Monex has seen a marked drop in the number of calls we receive from our merchants regarding fraud-related issues. This decrease in skimming is a direct result of Chip and PIN technology, a technology of which Monex was an early advocate
Toronto, Ontario (PRWEB) March 15, 2013
A report issued by the Interac Association (Interac) has found that debit card fraud losses resulting from skimming (the illegal copying of information from the magnetic strip of a credit or debit card) are at the lowest recorded levels since 2003, falling from a high of $142 million in 2009 to $38.5 million in 2012.
Interac is citing the move to Chip-enabled technology as one of the driving forces behind this shift. “As a recognized leader in debit payments, Interac has unique insights into payment trends,” says Parry Rosenberg, MONEXgroup’s (Monex) vice president of sales. “Monex has seen a marked drop in the number of calls we receive from our merchants regarding fraud-related issues. This decrease in skimming is a direct result of Chip and PIN technology, a technology of which Monex was an early advocate.”
Chip technology is widely regarded as one of the most effective ways for businesses to safeguard sensitive financial information as it cannot be copied. By the end of January 2013, 99% of debit cards and 99.6% of automatic bank machines (ABMs) across Canada had been converted to Chip technology.

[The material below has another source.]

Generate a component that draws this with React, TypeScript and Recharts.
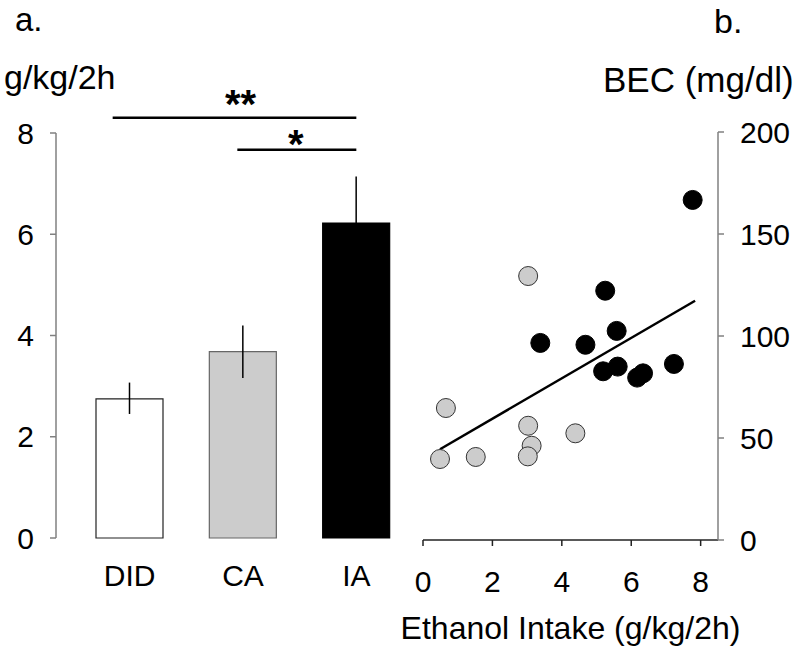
import React from "react";
import {
  BarChart,
  Bar,
  Cell,
  ErrorBar,
  XAxis,
  YAxis,
  ReferenceLine,
  ScatterChart,
  Scatter,
} from "recharts";

// panel a: ethanol intake per group
const groups = ["DID", "CA", "IA"];
const intakeMeans = [2.75, 3.68, 6.22];
const intakeErrLow = [0.3, 0.52, 0.92];
const intakeErrHigh = [0.32, 0.52, 0.92];
const barFills = ["#ffffff", "#cccccc", "#000000"];
const barStrokes = ["#222222", "#666666", "#000000"];
const intakeTicks = [0, 2, 4, 6, 8];

// significance brackets (x in group position units, 1 = DID)
const sigBrackets = [
  { from: 0.85, to: 3.0, y: 8.3, label: "**", offset: 0 },
  { from: 1.95, to: 3.0, y: 7.67, label: "*", offset: -8 },
];

// panel b: BEC vs intake
const grayPoints = [
  { x: 3.03, y: 129.4 },
  { x: 0.66, y: 64.7 },
  { x: 3.03, y: 56 },
  { x: 3.13, y: 46.2 },
  { x: 3.02, y: 41 },
  { x: 0.49, y: 39.7 },
  { x: 1.52, y: 40.7 },
  { x: 4.39, y: 52.3 },
];
const blackPoints = [
  { x: 5.25, y: 122.2 },
  { x: 5.58, y: 102.5 },
  { x: 3.38, y: 96.6 },
  { x: 4.68, y: 95.7 },
  { x: 5.19, y: 82.7 },
  { x: 5.61, y: 85 },
  { x: 6.17, y: 79.6 },
  { x: 6.34, y: 81.7 },
  { x: 7.23, y: 86.3 },
  { x: 7.77, y: 166.7 },
];
const fitLine = [
  { x: 0.49, y: 44.5 },
  { x: 7.84, y: 117.3 },
];
const intakeXTicks = [0, 2, 4, 6, 8];
const becTicks = [0, 50, 100, 150, 200];

const FONT = "'Liberation Sans', Arial, sans-serif";

const barData = groups.map((g, i) => ({
  pos: i + 1,
  name: g,
  mean: intakeMeans[i],
  err: [intakeErrLow[i], intakeErrHigh[i]],
}));

const dot = (fill: string, stroke: string) => (props: any) =>
  <circle cx={props.cx} cy={props.cy} r={9.5} fill={fill} stroke={stroke} strokeWidth={1} />;

const textStyle = (size: number): React.CSSProperties => ({
  position: "absolute",
  fontSize: size,
  lineHeight: 1,
  fontFamily: FONT,
  color: "#000",
  whiteSpace: "nowrap",
});

export default function App() {
  return (
    <div style={{ position: "absolute", left: 0, top: 0, width: 800, height: 653, background: "#fff", fontFamily: FONT }}>
      <div style={{ ...textStyle(33), left: 15, top: 3 }}>a.</div>
      <div style={{ ...textStyle(34), left: 4, top: 60 }}>g/kg/2h</div>
      <div style={{ ...textStyle(34), left: 714, top: 4 }}>b.</div>
      <div style={{ ...textStyle(35), left: 603, top: 62 }}>BEC (mg/dl)</div>

      <div style={{ position: "absolute", left: 0, top: 0 }}>
        <BarChart width={420} height={653} data={barData} margin={{ top: 133, right: 7, bottom: 0, left: 0 }}>
          <XAxis
            dataKey="pos"
            type="number"
            domain={[0.35, 3.5]}
            ticks={[1, 2, 3]}
            tickFormatter={(v: number) => groups[v - 1]}
            allowDataOverflow
            axisLine={false}
            tickLine={false}
            tickSize={0}
            tickMargin={27}
            height={115}
            tick={{ fill: "#000", fontSize: 30, fontFamily: FONT }}
          />
          <YAxis
            domain={[0, 8]}
            ticks={intakeTicks}
            width={56}
            axisLine={{ stroke: "#808080", strokeWidth: 1.5 }}
            tickLine={{ stroke: "#808080", strokeWidth: 1.5 }}
            tickSize={6}
            tickMargin={16}
            tick={{ fill: "#000", fontSize: 30, fontFamily: FONT }}
          />
          <Bar dataKey="mean" barSize={67} isAnimationActive={false}>
            {barData.map((d, i) => (
              <Cell key={d.name} fill={barFills[i]} stroke={barStrokes[i]} strokeWidth={1.2} />
            ))}
            <ErrorBar dataKey="err" direction="y" width={0} stroke="#000" strokeWidth={1.5} />
          </Bar>
          {sigBrackets.map((s) => (
            <ReferenceLine
              key={s.label}
              segment={[
                { x: s.from, y: s.y },
                { x: s.to, y: s.y },
              ]}
              ifOverflow="visible"
              stroke="#000"
              strokeWidth={2.5}
              label={{
                value: s.label,
                position: "top",
                offset: s.offset,
                dx: s.label === "**" ? 6 : -1,
                fill: "#000",
                fontSize: 40,
                fontWeight: "bold",
                fontFamily: FONT,
              }}
            />
          ))}
        </BarChart>
      </div>

      <div style={{ position: "absolute", left: 400, top: 0 }}>
        <ScatterChart width={400} height={653} margin={{ top: 132, right: 0, bottom: 0, left: 23 }}>
          <XAxis
            dataKey="x"
            type="number"
            domain={[0, 8.5]}
            ticks={intakeXTicks}
            allowDataOverflow
            height={113}
            axisLine={{ stroke: "#222", strokeWidth: 1.5 }}
            tickLine={{ stroke: "#222", strokeWidth: 1.5 }}
            tickSize={6}
            tickMargin={25}
            tick={{ fill: "#000", fontSize: 30, fontFamily: FONT }}
            label={{
              value: "Ethanol Intake (g/kg/2h)",
              position: "insideBottom",
              offset: 14,
              fill: "#000",
              fontSize: 32,
              fontFamily: FONT,
            }}
          />
          <YAxis
            dataKey="y"
            type="number"
            orientation="right"
            domain={[0, 200]}
            ticks={becTicks}
            width={82}
            axisLine={{ stroke: "#808080", strokeWidth: 1.5 }}
            tickLine={{ stroke: "#808080", strokeWidth: 1.5 }}
            tickSize={6}
            tickMargin={16}
            tick={{ fill: "#000", fontSize: 30, fontFamily: FONT, textAnchor: "start" }}
          />
          <ReferenceLine segment={fitLine} stroke="#000" strokeWidth={2.5} ifOverflow="visible" />
          <Scatter data={grayPoints} shape={dot("#cccccc", "#333333")} isAnimationActive={false} />
          <Scatter data={blackPoints} shape={dot("#000000", "#000000")} isAnimationActive={false} />
        </ScatterChart>
      </div>
    </div>
  );
}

Further to that, nearly 90% of the country’s point-of-sale (POS) terminals have been converted to Chip and the remainder are mandated to be switched over by December 2015. As a leading provider of payment processing solutions, Monex was an early adopter of this progressive technology and made Chip terminals a central element in its strategy to combat fraud.
By utilizing chip-enabled debit cards and POS systems, merchants, and their customers, can be confident that they are doing what they can to protect themselves from debit card fraud.